Exercise goal – Retype, please, the listing from its opening line through the line that contains "from matplotlib.patches import", both included, without the pictures.

★ ★ ★ ★ ★ ★ ★

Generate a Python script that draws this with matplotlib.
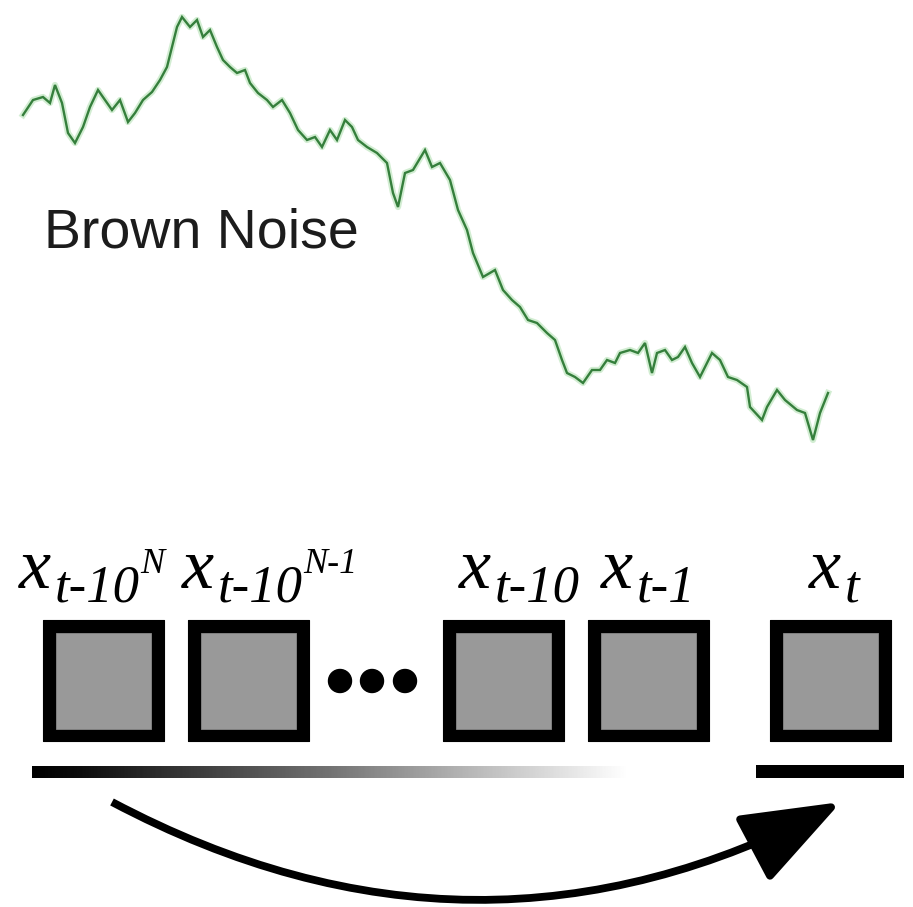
import matplotlib
matplotlib.use("Agg")
import matplotlib.pyplot as plt
import numpy as np
from matplotlib.patches import Rectangle, Circle, FancyArrowPatch, ArrowStyle

# ---- data: brown-noise trace (x position, level) ----
noise_x = [23, 33, 43, 50, 55, 62, 68, 75, 83, 90, 98, 105, 112, 120, 128, 135,
           143, 152, 160, 167, 172, 177, 182, 190, 197, 203, 210, 217, 223, 230,
           237, 245, 250, 258, 267, 273, 282, 290, 298, 307, 315, 322, 330, 337,
           345, 352, 358, 367, 377, 387, 393, 398, 405, 413, 425, 432, 440, 450,
           458, 467, 473, 483, 495, 503, 512, 520, 528, 537, 547, 555, 562, 567,
           575, 583, 592, 600, 607, 615, 620, 630, 638, 645, 652, 657, 665, 672,
           678, 685, 692, 700, 705, 712, 720, 728, 737, 747, 750, 762, 767, 777,
           785, 797, 805, 813, 820, 828]
noise_y = [115, 100, 97, 103, 85, 103, 133, 143, 127, 107, 90, 100, 110, 100, 122, 113,
           100, 92, 80, 67, 47, 27, 17, 27, 20, 37, 30, 47, 60, 67,
           73, 70, 83, 93, 100, 107, 100, 113, 130, 140, 137, 147, 130, 140,
           120, 127, 140, 147, 153, 163, 193, 207, 173, 170, 150, 167, 163, 180,
           210, 230, 253, 277, 270, 290, 300, 307, 320, 323, 333, 340, 360, 373,
           377, 383, 370, 370, 360, 363, 353, 350, 353, 343, 373, 353, 350, 360,
           357, 347, 363, 377, 367, 353, 360, 377, 380, 387, 407, 420, 407, 390,
           400, 410, 413, 440, 413, 393]

title_text = "Brown Noise"

# ---- data: lag boxes and their labels ----
box_main = ["x", "x", "x", "x", "x"]
box_sub = ["t-10", "t-10", "t-10", "t-1", "t"]
box_sup = ["N", "N-1", "", "", ""]
n_dots = 3

# ---- layout (pixel coordinates of the 913x907 canvas) ----
W, H = 913, 907
fig = plt.figure(figsize=(W / 100, H / 100), dpi=100)
ax = fig.add_axes([0, 0, 1, 1])
ax.set_xlim(0, W)
ax.set_ylim(H, 0)
ax.axis("off")

# noise trace
ax.plot(noise_x, noise_y, color="#a6dca6", lw=4.5, alpha=0.5,
        solid_joinstyle="round", zorder=2)
ax.plot(noise_x, noise_y, color="#357f3c", lw=1.7,
        solid_joinstyle="miter", zorder=3)

ax.text(44, 248, title_text, fontsize=40, family="Liberation Sans",
        color="#1c1c1c", ha="left", va="baseline")

# boxes
box_left = [43, 188, 443, 588, 770]
box_top, box_w, box_h, border = 620, 121, 121, 12
for x0 in box_left:
    ax.add_patch(Rectangle((x0, box_top), box_w, box_h, facecolor="black",
                           edgecolor="black", lw=0.8, joinstyle="round", zorder=4))
    ax.add_patch(Rectangle((x0 + border + 1, box_top + border + 1),
                           box_w - 2 * border - 2, box_h - 2 * border - 1,
                           facecolor="#999999", edgecolor="#888888", lw=0.6, zorder=5))

# ellipsis dots
dot_x = [340, 372, 405]
for i in range(n_dots):
    ax.add_patch(Circle((dot_x[i], 681), 11.5, color="black", zorder=4))

# labels (pieces placed one after another)
fig.canvas.draw()
renderer = fig.canvas.get_renderer()
label_left = [19, 182, 459, 601, 809]
serif_it = dict(family="Liberation Serif", style="italic", color="black")


def place(x, y, s, size):
    t = ax.text(x, y, s, fontsize=size, ha="left", va="baseline", zorder=6, **serif_it)
    bb = t.get_window_extent(renderer)
    return x + bb.width


for i in range(len(box_main)):
    x = label_left[i]
    x = place(x, 588, box_main[i], 52)
    x = place(x + 4, 602, box_sub[i], 38)
    if box_sup[i]:
        place(x, 573, box_sup[i], 26)

# gradient bar
grad_x = np.linspace(0, 1, 400)
stops_x = [0.0, 0.08, 0.5, 0.72, 1.0]
stops_v = [0.0, 0.05, 0.45, 0.70, 1.0]
grad = np.interp(grad_x, stops_x, stops_v)[None, :]
ax.imshow(grad, cmap="gray", vmin=0, vmax=1, aspect="auto",
          extent=[32, 628, 778, 766], interpolation="bilinear", zorder=3)
ax.add_patch(Rectangle((756, 765), 148, 13, facecolor="black", edgecolor="none", zorder=3))

# curved arrow
arrow = FancyArrowPatch((112, 802), (841, 802),
                        connectionstyle="arc3,rad=0.265",
                        arrowstyle=ArrowStyle("-|>", head_length=62, head_width=23),
                        mutation_scale=1, lw=5.6, color="black",
                        shrinkA=0, shrinkB=0, capstyle="butt", zorder=4)
ax.add_patch(arrow)

ax.set_xlim(0, W)
ax.set_ylim(H, 0)
fig.savefig("out.png", dpi=100, facecolor="white")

★ ★ ★ ★ ★ ★ ★

Response below –
Generate a Python script that draws this with matplotlib.
import matplotlib
matplotlib.use("Agg")
import matplotlib.pyplot as plt
import numpy as np
from matplotlib.patches import Rectangle, Circle, FancyArrowPatch, ArrowStyle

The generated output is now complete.